Will AI Replace My Freelance Job?
The biggest question in freelancing right now. Answer a few honest questions to score how exposed your skill is to AI displacement — and get a concrete plan to climb above it.
Open the free Will AI Replace My Job? Checker →How it works
The honest answer to "will AI replace my job?" isn't yes or no — it's which parts. AI is fastest to absorb work that is text-in / text-out, has a single correct answer, and needs almost no context to get right. The further your work sits from that pattern, the safer it is. This checker scores your specific skill instead of giving you a scary headline.
It weighs five factors that actually predict displacement risk for freelancers:
- Repeatability — how close your output is to a template AI can reproduce. Generic copy and boilerplate code score high; bespoke strategy scores low.
- Context dependence — how much private, in-person, or hard-to-reach information the job needs. AI can't sit in your client's warehouse or read their unrecorded history.
- Accountability — whether a wrong answer has real consequences someone must own. Clients pay humans precisely because they can be held responsible.
- Relationships & trust — how much of the work runs on rapport, reputation, and being the person the client calls.
- Judgment premium — how much clients pay for your decisions versus your hours. Selling hours is the most exposed model of all.
Those combine into a 0–100 exposure score and a Low / Moderate / High band, followed by the specific moves that lower your number fastest — usually shedding the commodity task and selling the judgment around it.
Worked example
Take a freelance copywriter who mostly writes SEO blog posts to a brief.
- Repeatability: high (8/10) — first drafts are exactly what AI does well.
- Context dependence: low (3/10) — the brief contains everything needed.
- Accountability: low (2/10) — a so-so paragraph carries no real risk.
- Relationships: moderate (5/10) — repeat client, but transactional.
- Judgment premium: low (3/10) — paid per word, not per outcome.
That profile scores around 72/100 — High exposure. Now the same writer repositions: they stop selling drafts and start selling content strategy, original interviews, and editing of AI output for one niche they know deeply. Repeatability drops, context and judgment premium climb, and the score falls to roughly 38/100 — Moderate — while their rate goes up, because they're now selling the one thing AI can't: the decision about what to say and why.
Scores are directional estimates to guide positioning, not a guarantee. Use them to decide what to shed and what to double down on.

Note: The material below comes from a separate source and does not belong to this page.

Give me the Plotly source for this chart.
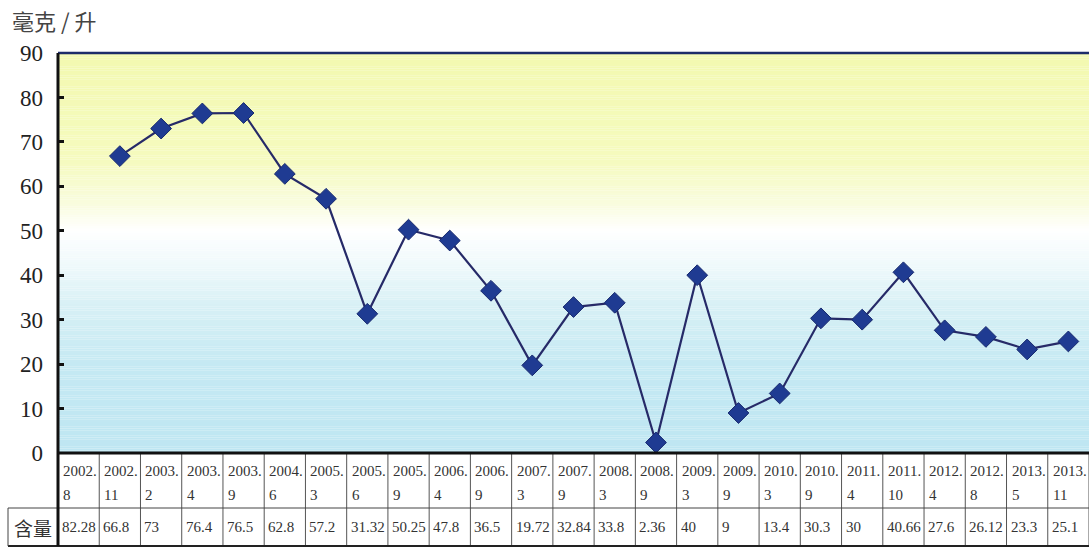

Frequently asked questions
- Will AI replace my freelance job?
- For most freelancers, AI won't replace your job outright — it will replace the routine, repeatable parts of it. The risk is concentrated in work that is text-in / text-out, has a single correct answer, and needs little context: first-draft copy, basic data entry, simple translations, boilerplate code. Work that depends on judgment, client relationships, accountability, taste, and accessing private context stays much safer. The checker scores your specific skill across these factors so you get a realistic answer instead of a headline.
- Will AI replace writers and copywriters?
- AI is already very good at producing competent, generic first drafts, so commodity writing (SEO filler, product blurbs, basic blog posts) is highly exposed. But writers who own strategy, brand voice, original reporting, interviews, subject-matter expertise, and editing of AI output are far less exposed — and many are now charging more by selling the judgment AI lacks. The risk depends on which kind of writing you sell, which is exactly what the checker measures.
- Is my job safe from AI?
- No freelance skill is fully immune, but the safest work shares three traits: it requires human accountability (someone the client can hold responsible), it needs private or real-world context AI can't reach, and it relies on relationships and trust. The more of your day is spent on those, the safer you are. Use the checker to see where your current mix lands and which tasks to shed first.
- How does the AI job risk checker score my work?
- It asks a few honest questions about your skill — how repeatable the output is, how much it depends on context and relationships, whether a wrong answer carries real consequences, and how much clients pay for your judgment versus your hours. It weighs those into a 0–100 exposure score and sorts you into Low, Moderate, or High risk, then suggests concrete moves to lower your exposure. Everything runs in your browser; nothing is uploaded.
- What freelance work is most and least at risk from AI?
- Most at risk: generic copywriting, basic graphic templates, simple data entry, routine translation, boilerplate code, and entry-level virtual assistance. Least at risk: strategy and consulting, brand and creative direction, complex problem solving, hands-on or in-person services, work requiring licenses or legal accountability, and anything built on long-term client trust. The middle ground — production design, mid-level dev, editing — is where positioning matters most.
- How can I future-proof my freelance income against AI?
- Move up the value chain: sell outcomes and judgment instead of hours, use AI to do more work in less time (then charge for the result, not the effort), specialize in a niche where context and trust matter, and build direct client relationships so you're not competing on price in a marketplace. The fastest single move for most freelancers is to stop selling the task AI can do and start selling the decision around it.